### Written problem
Starting at the first line of the listing below, repeat each line up to and including the one containing "y_ticks = [0, 5, 10, 15, 20, 25, 30]". Leave out pictures.

*** Data excerpt

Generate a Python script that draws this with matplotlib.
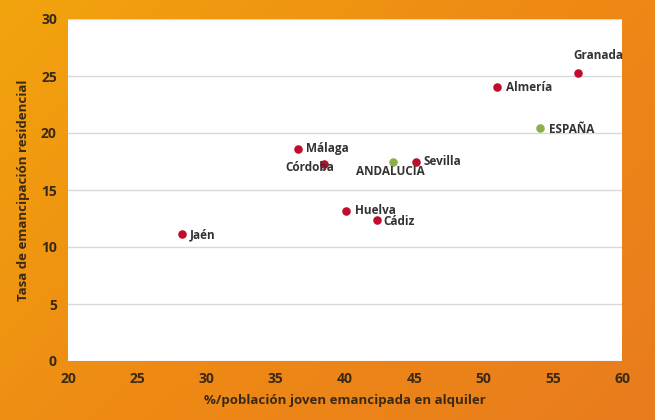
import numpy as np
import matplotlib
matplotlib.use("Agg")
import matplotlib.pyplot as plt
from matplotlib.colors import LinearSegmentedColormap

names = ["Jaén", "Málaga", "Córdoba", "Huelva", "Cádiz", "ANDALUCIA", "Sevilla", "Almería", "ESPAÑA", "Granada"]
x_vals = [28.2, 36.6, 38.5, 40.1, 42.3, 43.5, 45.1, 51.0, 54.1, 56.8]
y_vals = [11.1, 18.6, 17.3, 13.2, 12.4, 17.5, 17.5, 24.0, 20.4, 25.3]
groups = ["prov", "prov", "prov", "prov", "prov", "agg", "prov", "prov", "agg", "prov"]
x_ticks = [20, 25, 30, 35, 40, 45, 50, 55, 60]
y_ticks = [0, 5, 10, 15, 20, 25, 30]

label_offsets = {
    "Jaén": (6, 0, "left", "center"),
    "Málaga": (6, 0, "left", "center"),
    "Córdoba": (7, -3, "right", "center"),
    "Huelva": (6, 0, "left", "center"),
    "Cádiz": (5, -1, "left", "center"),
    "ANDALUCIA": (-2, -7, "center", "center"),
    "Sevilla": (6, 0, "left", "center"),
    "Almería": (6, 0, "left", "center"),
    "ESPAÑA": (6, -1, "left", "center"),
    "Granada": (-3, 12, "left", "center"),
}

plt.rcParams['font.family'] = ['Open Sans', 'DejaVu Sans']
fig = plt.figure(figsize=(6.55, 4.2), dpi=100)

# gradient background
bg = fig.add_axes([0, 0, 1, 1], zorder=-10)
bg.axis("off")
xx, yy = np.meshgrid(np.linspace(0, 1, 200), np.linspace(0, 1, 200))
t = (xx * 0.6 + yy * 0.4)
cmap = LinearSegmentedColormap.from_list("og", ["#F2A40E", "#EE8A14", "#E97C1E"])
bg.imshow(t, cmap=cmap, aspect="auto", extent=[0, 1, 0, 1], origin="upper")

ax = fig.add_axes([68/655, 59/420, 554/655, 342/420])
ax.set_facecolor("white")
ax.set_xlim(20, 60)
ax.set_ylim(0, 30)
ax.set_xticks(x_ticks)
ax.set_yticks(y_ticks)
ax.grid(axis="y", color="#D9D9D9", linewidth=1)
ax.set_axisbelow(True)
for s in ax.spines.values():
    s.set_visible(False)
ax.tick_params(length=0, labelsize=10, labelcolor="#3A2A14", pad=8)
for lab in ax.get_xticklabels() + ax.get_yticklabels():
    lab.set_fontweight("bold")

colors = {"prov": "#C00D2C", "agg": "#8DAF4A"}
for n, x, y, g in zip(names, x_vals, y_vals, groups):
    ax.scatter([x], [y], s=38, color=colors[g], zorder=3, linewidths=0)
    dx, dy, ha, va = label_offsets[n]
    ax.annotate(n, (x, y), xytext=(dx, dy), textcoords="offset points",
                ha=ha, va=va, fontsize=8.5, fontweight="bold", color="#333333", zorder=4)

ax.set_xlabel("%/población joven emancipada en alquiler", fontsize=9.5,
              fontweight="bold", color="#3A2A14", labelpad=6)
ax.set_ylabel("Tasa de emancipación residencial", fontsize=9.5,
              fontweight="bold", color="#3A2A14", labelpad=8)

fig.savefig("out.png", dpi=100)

******

### Complete output
Generate a Python script that draws this with matplotlib.
import numpy as np
import matplotlib
matplotlib.use("Agg")
import matplotlib.pyplot as plt
from matplotlib.colors import LinearSegmentedColormap

names = ["Jaén", "Málaga", "Córdoba", "Huelva", "Cádiz", "ANDALUCIA", "Sevilla", "Almería", "ESPAÑA", "Granada"]
x_vals = [28.2, 36.6, 38.5, 40.1, 42.3, 43.5, 45.1, 51.0, 54.1, 56.8]
y_vals = [11.1, 18.6, 17.3, 13.2, 12.4, 17.5, 17.5, 24.0, 20.4, 25.3]
groups = ["prov", "prov", "prov", "prov", "prov", "agg", "prov", "prov", "agg", "prov"]
x_ticks = [20, 25, 30, 35, 40, 45, 50, 55, 60]
y_ticks = [0, 5, 10, 15, 20, 25, 30]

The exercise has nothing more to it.